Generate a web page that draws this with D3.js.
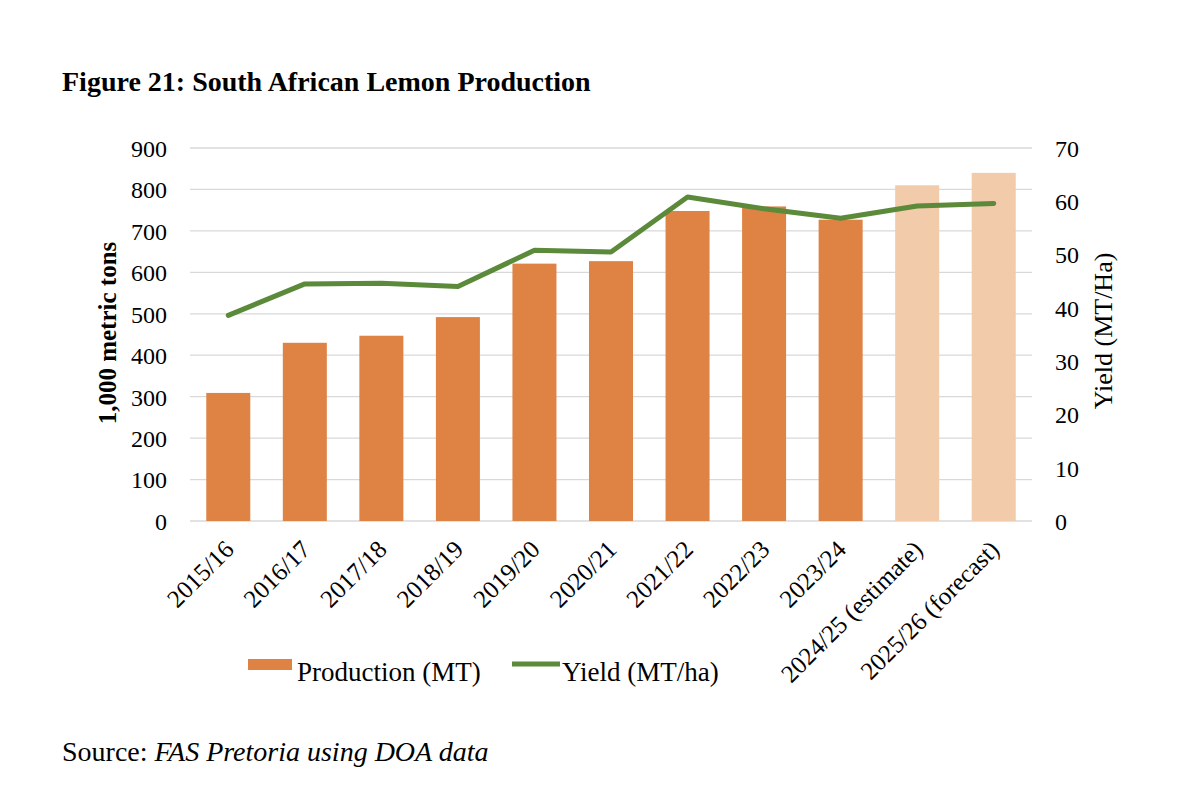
<!DOCTYPE html>
<html><head>
<meta charset="utf-8">
<script src="https://d3js.org/d3.v7.min.js"></script>
<style>
  body { margin: 0; background: #fff; }
  svg text { font-family: "Liberation Serif", "Times New Roman", serif; fill: #000; }
</style>
</head>
<body>
<svg id="chart" width="1200" height="788"></svg>
<script>

  // Data
  const seasons = ["2015/16","2016/17","2017/18","2018/19","2019/20","2020/21",
                   "2021/22","2022/23","2023/24","2024/25 (estimate)","2025/26 (forecast)"];
  const production = [309, 430, 447, 492, 621, 627, 748, 759, 727, 810, 840];   // 1,000 MT
  const yieldHa = [38.6, 44.5, 44.6, 44.0, 50.8, 50.5, 60.8, 58.6, 56.8, 59.1, 59.6]; // MT/ha
  const projected = [false,false,false,false,false,false,false,false,false,true,true];
  const leftTicks = [0,100,200,300,400,500,600,700,800,900];
  const rightTicks = [0,10,20,30,40,50,60,70];

  const svg = d3.select("#chart");
  const plotLeft = 190, plotRight = 1032, plotTop = 148, plotBottom = 521;

  const x = d3.scaleBand().domain(seasons).range([plotLeft, plotRight]).paddingInner(0.425).paddingOuter(0.2125);
  const yL = d3.scaleLinear().domain([0, 900]).range([plotBottom, plotTop]);
  const yR = d3.scaleLinear().domain([0, 70]).range([plotBottom, plotTop]);

  // title
  svg.append("text").attr("x", 62).attr("y", 91)
     .style("font-size", "28px").style("font-weight", "bold")
     .text("Figure 21: South African Lemon Production");

  // gridlines
  svg.append("g").selectAll("line").data(leftTicks).join("line")
     .attr("x1", plotLeft).attr("x2", plotRight)
     .attr("y1", d => yL(d)).attr("y2", d => yL(d))
     .attr("stroke", "#d9d9d9").attr("stroke-width", 1.3);

  // left axis labels
  const gl = svg.append("g").attr("transform", `translate(${plotLeft - 23},0)`)
     .call(d3.axisLeft(yL).tickValues(leftTicks).tickSize(0).tickPadding(0));
  gl.select(".domain").remove();
  gl.selectAll("text").style("font-size", "24px").attr("dy", "0.35em");

  // right axis labels
  const gr = svg.append("g").attr("transform", `translate(${plotRight + 23},0)`)
     .call(d3.axisRight(yR).tickValues(rightTicks).tickSize(0).tickPadding(0));
  gr.select(".domain").remove();
  gr.selectAll("text").style("font-size", "24px").attr("dy", "0.35em");

  // axis titles
  svg.append("text").attr("transform", "translate(116,333) rotate(-90)")
     .attr("text-anchor", "middle").style("font-size", "25px").style("font-weight", "bold")
     .text("1,000 metric tons");
  svg.append("text").attr("transform", "translate(1112,331) rotate(-90)")
     .attr("text-anchor", "middle").style("font-size", "26px")
     .text("Yield (MT/Ha)");

  // bars
  svg.append("g").selectAll("rect").data(seasons).join("rect")
     .attr("x", d => x(d)).attr("width", x.bandwidth())
     .attr("y", (d, i) => yL(production[i]))
     .attr("height", (d, i) => plotBottom - yL(production[i]))
     .attr("fill", (d, i) => projected[i] ? "#f1cbaa" : "#df8344");

  // yield line
  const line = d3.line()
     .x((d, i) => x(seasons[i]) + x.bandwidth() / 2)
     .y(d => yR(d));
  svg.append("path").datum(yieldHa).attr("d", line)
     .attr("fill", "none").attr("stroke", "#5a8a3a").attr("stroke-width", 5)
     .attr("stroke-linejoin", "round").attr("stroke-linecap", "round");

  // x labels
  svg.append("g").selectAll("text").data(seasons).join("text")
     .attr("transform", d => `translate(${x(d) + x.bandwidth() / 2 + 7},${plotBottom + 30}) rotate(-45)`)
     .attr("text-anchor", "end").style("font-size", "25px")
     .text(d => d);

  // legend
  svg.append("rect").attr("x", 248).attr("y", 659).attr("width", 44).attr("height", 11).attr("fill", "#df8344");
  svg.append("text").attr("x", 297).attr("y", 681).style("font-size", "27px").text("Production (MT)");
  svg.append("line").attr("x1", 512).attr("x2", 560).attr("y1", 664).attr("y2", 664)
     .attr("stroke", "#5a8a3a").attr("stroke-width", 5);
  svg.append("text").attr("x", 562).attr("y", 681).style("font-size", "27px").text("Yield (MT/ha)");

  // source
  const src = svg.append("text").attr("x", 62).attr("y", 761).style("font-size", "28px");
  src.append("tspan").text("Source: ");
  src.append("tspan").style("font-style", "italic").text("FAS Pretoria using DOA data");

</script>
</body>
</html>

* * * *

Reproduce the listing exactly. Leave its pictures out.

● SOLUTION TO THE EXERCISE:
Generate a web page that draws this with D3.js.
<!DOCTYPE html>
<html><head>
<meta charset="utf-8">
<script src="https://d3js.org/d3.v7.min.js"></script>
<style>
  body { margin: 0; background: #fff; }
  svg text { font-family: "Liberation Serif", "Times New Roman", serif; fill: #000; }
</style>
</head>
<body>
<svg id="chart" width="1200" height="788"></svg>
<script>

  // Data
  const seasons = ["2015/16","2016/17","2017/18","2018/19","2019/20","2020/21",
                   "2021/22","2022/23","2023/24","2024/25 (estimate)","2025/26 (forecast)"];
  const production = [309, 430, 447, 492, 621, 627, 748, 759, 727, 810, 840];   // 1,000 MT
  const yieldHa = [38.6, 44.5, 44.6, 44.0, 50.8, 50.5, 60.8, 58.6, 56.8, 59.1, 59.6]; // MT/ha
  const projected = [false,false,false,false,false,false,false,false,false,true,true];
  const leftTicks = [0,100,200,300,400,500,600,700,800,900];
  const rightTicks = [0,10,20,30,40,50,60,70];

  const svg = d3.select("#chart");
  const plotLeft = 190, plotRight = 1032, plotTop = 148, plotBottom = 521;

  const x = d3.scaleBand().domain(seasons).range([plotLeft, plotRight]).paddingInner(0.425).paddingOuter(0.2125);
  const yL = d3.scaleLinear().domain([0, 900]).range([plotBottom, plotTop]);
  const yR = d3.scaleLinear().domain([0, 70]).range([plotBottom, plotTop]);

  // title
  svg.append("text").attr("x", 62).attr("y", 91)
     .style("font-size", "28px").style("font-weight", "bold")
     .text("Figure 21: South African Lemon Production");

  // gridlines
  svg.append("g").selectAll("line").data(leftTicks).join("line")
     .attr("x1", plotLeft).attr("x2", plotRight)
     .attr("y1", d => yL(d)).attr("y2", d => yL(d))
     .attr("stroke", "#d9d9d9").attr("stroke-width", 1.3);

  // left axis labels
  const gl = svg.append("g").attr("transform", `translate(${plotLeft - 23},0)`)
     .call(d3.axisLeft(yL).tickValues(leftTicks).tickSize(0).tickPadding(0));
  gl.select(".domain").remove();
  gl.selectAll("text").style("font-size", "24px").attr("dy", "0.35em");

  // right axis labels
  const gr = svg.append("g").attr("transform", `translate(${plotRight + 23},0)`)
     .call(d3.axisRight(yR).tickValues(rightTicks).tickSize(0).tickPadding(0));
  gr.select(".domain").remove();
  gr.selectAll("text").style("font-size", "24px").attr("dy", "0.35em");

  // axis titles
  svg.append("text").attr("transform", "translate(116,333) rotate(-90)")
     .attr("text-anchor", "middle").style("font-size", "25px").style("font-weight", "bold")
     .text("1,000 metric tons");
  svg.append("text").attr("transform", "translate(1112,331) rotate(-90)")
     .attr("text-anchor", "middle").style("font-size", "26px")
     .text("Yield (MT/Ha)");

  // bars
  svg.append("g").selectAll("rect").data(seasons).join("rect")
     .attr("x", d => x(d)).attr("width", x.bandwidth())
     .attr("y", (d, i) => yL(production[i]))
     .attr("height", (d, i) => plotBottom - yL(production[i]))
     .attr("fill", (d, i) => projected[i] ? "#f1cbaa" : "#df8344");

  // yield line
  const line = d3.line()
     .x((d, i) => x(seasons[i]) + x.bandwidth() / 2)
     .y(d => yR(d));
  svg.append("path").datum(yieldHa).attr("d", line)
     .attr("fill", "none").attr("stroke", "#5a8a3a").attr("stroke-width", 5)
     .attr("stroke-linejoin", "round").attr("stroke-linecap", "round");

  // x labels
  svg.append("g").selectAll("text").data(seasons).join("text")
     .attr("transform", d => `translate(${x(d) + x.bandwidth() / 2 + 7},${plotBottom + 30}) rotate(-45)`)
     .attr("text-anchor", "end").style("font-size", "25px")
     .text(d => d);

  // legend
  svg.append("rect").attr("x", 248).attr("y", 659).attr("width", 44).attr("height", 11).attr("fill", "#df8344");
  svg.append("text").attr("x", 297).attr("y", 681).style("font-size", "27px").text("Production (MT)");
  svg.append("line").attr("x1", 512).attr("x2", 560).attr("y1", 664).attr("y2", 664)
     .attr("stroke", "#5a8a3a").attr("stroke-width", 5);
  svg.append("text").attr("x", 562).attr("y", 681).style("font-size", "27px").text("Yield (MT/ha)");

  // source
  const src = svg.append("text").attr("x", 62).attr("y", 761).style("font-size", "28px");
  src.append("tspan").text("Source: ");
  src.append("tspan").style("font-style", "italic").text("FAS Pretoria using DOA data");

</script>
</body>
</html>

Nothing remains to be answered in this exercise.